Os seus familiares sempre a apoiaram?

Sempre.

E sempre jogou na posição de guarda-redes?

Sim, só em alguns torneios é que dei um pezinho à frente. Para se ser guarda-redes é muito importante não ter medo de abordar os lances, do contacto físico e sair ao encontro da bola. Há que ter também muita força de vontade porque é uma posição ingrata, é preciso ser-se muito forte para enfrentar e ultrapassar determinados momentos da carreira. Mas quando o nosso sonho é ser guarda-redes e chegar à Seleção, nenhum desses obstáculos é problema.

Há alguma defesa que a tenha marcado particularmente?

Sim, na final da Copa Cataluña, quando jogava no Espanyol de Barcelona contra o Barcelona. Ganhámos através de grandes penalidades e defendi três, felizmente. Depois, num Mundialito, defendi também dois ou três penáltis. Todos estes momentos são muito bons de relembrar, principalmente quando são vividos com a seleção nacional.

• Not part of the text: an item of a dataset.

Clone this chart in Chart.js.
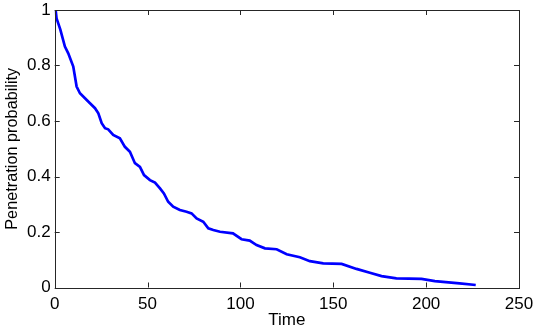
<!DOCTYPE html>
<html><head><meta charset="utf-8">
<script src="https://cdn.jsdelivr.net/npm/chart.js@4/dist/chart.umd.min.js"></script>
<style>html,body{margin:0;padding:0;background:#fff}#w{width:534px;height:331px}</style>
</head><body><div id="w"><canvas id="c" width="534" height="331"></canvas></div>
<script>
const time = [0.5, 1, 3, 5.5, 7.3, 10, 11.8, 13.6, 16.3, 19, 21.7, 23.5, 25.3, 27.1, 28.8, 31.5, 35.1, 37.8, 40.5, 43.2, 45.9, 48.1, 51.3, 54, 56.7, 58.8, 61.1, 63.8, 67.4, 71, 73.7, 76.4, 80, 82.7, 85.4, 89, 96, 100.6, 105, 108.7, 113.2, 119.5, 124.9, 132, 137.4, 144.6, 154.5, 162.5, 169.7, 176, 184, 197.5, 204.7, 218, 226.7];
const prob = [1, 0.97, 0.93, 0.868, 0.844, 0.796, 0.724, 0.70, 0.682, 0.664, 0.646, 0.628, 0.592, 0.574, 0.570, 0.55, 0.538, 0.507, 0.489, 0.448, 0.435, 0.405, 0.387, 0.378, 0.357, 0.339, 0.309, 0.291, 0.279, 0.273, 0.267, 0.249, 0.237, 0.213, 0.207, 0.201, 0.195, 0.174, 0.169, 0.153, 0.141, 0.138, 0.12, 0.109, 0.095, 0.087, 0.085, 0.067, 0.053, 0.041, 0.033, 0.031, 0.023, 0.015, 0.009];
const xTicks = [0, 50, 100, 150, 200, 250];
const yTicks = [0, 0.2, 0.4, 0.6, 0.8, 1];
const xTitle = "Time";
const yTitle = "Penetration probability";

const axisColor = '#262626';
const fam = '"Liberation Sans", Arial, sans-serif';
const font = {family: fam, size: 17};
const yTitleFont = {family: fam, size: 16.3};

const boxPlugin = {
  id: 'box',
  afterDatasetsDraw(chart) {
    const {ctx, chartArea: a, scales} = chart;
    ctx.save();
    ctx.strokeStyle = axisColor;
    ctx.lineWidth = 1;
    ctx.beginPath();
    const L = 5;
    xTicks.forEach(v => {
      const px = Math.round(scales.x.getPixelForValue(v)) + 0.5;
      ctx.moveTo(px, a.bottom); ctx.lineTo(px, a.bottom - L);
      ctx.moveTo(px, a.top); ctx.lineTo(px, a.top + L);
    });
    yTicks.forEach(v => {
      const py = Math.round(scales.y.getPixelForValue(v)) + 0.5;
      ctx.moveTo(a.left, py); ctx.lineTo(a.left + L, py);
      ctx.moveTo(a.right, py); ctx.lineTo(a.right - L, py);
    });
    ctx.stroke();
    ctx.strokeRect(Math.round(a.left) + 0.5, Math.round(a.top) + 0.5, Math.round(a.right - a.left), Math.round(a.bottom - a.top));
    ctx.restore();
  }
};

new Chart(document.getElementById('c'), {
  type: 'line',
  data: {
    datasets: [{
      data: time.map((t, i) => ({x: t, y: prob[i]})),
      borderColor: '#0000ff',
      borderWidth: 2.7,
      pointRadius: 0,
      tension: 0,
      fill: false
    }]
  },
  options: {
    responsive: false,
    animation: false,
    layout: {padding: {top: 10, right: 15, left: 0, bottom: 0}},
    plugins: {legend: {display: false}, tooltip: {enabled: false}},
    scales: {
      x: {
        type: 'linear', min: 0, max: 250,
        afterBuildTicks: s => { s.ticks = xTicks.map(v => ({value: v})); },
        afterFit: s => { s.height = 43.5; s.paddingLeft = 0; s.paddingRight = 0; },
        grid: {display: false, drawTicks: false},
        border: {display: false},
        ticks: {color: '#000', font: font, padding: 7, maxRotation: 0, callback: v => String(v)},
        title: {display: true, text: xTitle, color: '#000', font: font, padding: {top: 0, bottom: 0}}
      },
      y: {
        type: 'linear', min: 0, max: 1,
        afterBuildTicks: s => { s.ticks = yTicks.map(v => ({value: v})); },
        afterFit: s => { s.width = 54.7; s.paddingTop = 0; s.paddingBottom = 0; },
        grid: {display: false, drawTicks: false},
        border: {display: false},
        ticks: {color: '#000', font: font, padding: 4, callback: v => String(+v.toFixed(1))},
        title: {display: true, text: yTitle, color: '#000', font: yTitleFont, padding: {top: 3, bottom: 0}}
      }
    }
  },
  plugins: [boxPlugin]
});
</script></body></html>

Alguma vez se sentiu descriminada por ser rapariga e jogar futebol?

Não, descriminada não. Dão menos valor, é uma realidade que está à vista de todos, mas está tudo a melhorar. É bom termos chegado ao Europeu com a seleção, dá outro impulso, e espero que daqui a uns anos as meninas que vão aparecer tenham melhores condições do que aquelas que temos.

Cada vez se fala mais do futebol feminino. Vocês também notam isso?

Sim, dá para ver que estão a dar mais importância e para nós isso é bom, sentimos que dão maior valor não só ao percurso das 23 que estão aqui mas também a todas aquelas que contribuíram para que este momento fosse possível e já não estão cá. Agradeço a todas as pessoas que nos ajudaram a chegar a este patamar.

Quais são as maiores diferenças que ainda existem entre o futebol masculino e o feminino?

Isso não se compara. Sabemos que as diferenças são muitas, nem vale a pena falar nos valores dos salários. Mas estamos um bocadinho melhor, há clubes que possibilitam que as jogadoras vivam só do futebol, como é o caso do Sporting e do Sporting de Braga, mas ainda há um caminho muito longo pela frente, muitas diferenças.

A Jamila vive só do futebol?

Neste momento tenho de conciliar com o trabalho, mas felizmente também tenho um emprego que me ajuda e facilita bastante sempre que preciso de trocar folgas para poder ir aos jogos. Já vivi só do futebol, em Espanha. Agora trabalho na área da restauração.

Quais são as suas perspetivas para este Europeu?

Somos a seleção com menos ranking. Vamos tentar dar o nosso melhor em cada jogo, tal como já foi referido pelas minhas colegas. Mesmo quem estiver de fora vai estar a puxar pelas colegas que lá estiverem dentro. Vamos lutar para que a diferença de ranking não se note dentro de campo. É difícil, mas vamos dar o nosso melhor, tal como demos na fase de apuramento para o Europeu. Não se notou a diferença de ranking, conseguimos mostrar que temos uma boa Seleção, que estamos a evoluir e que o grupo está unido, algo que é muito importante.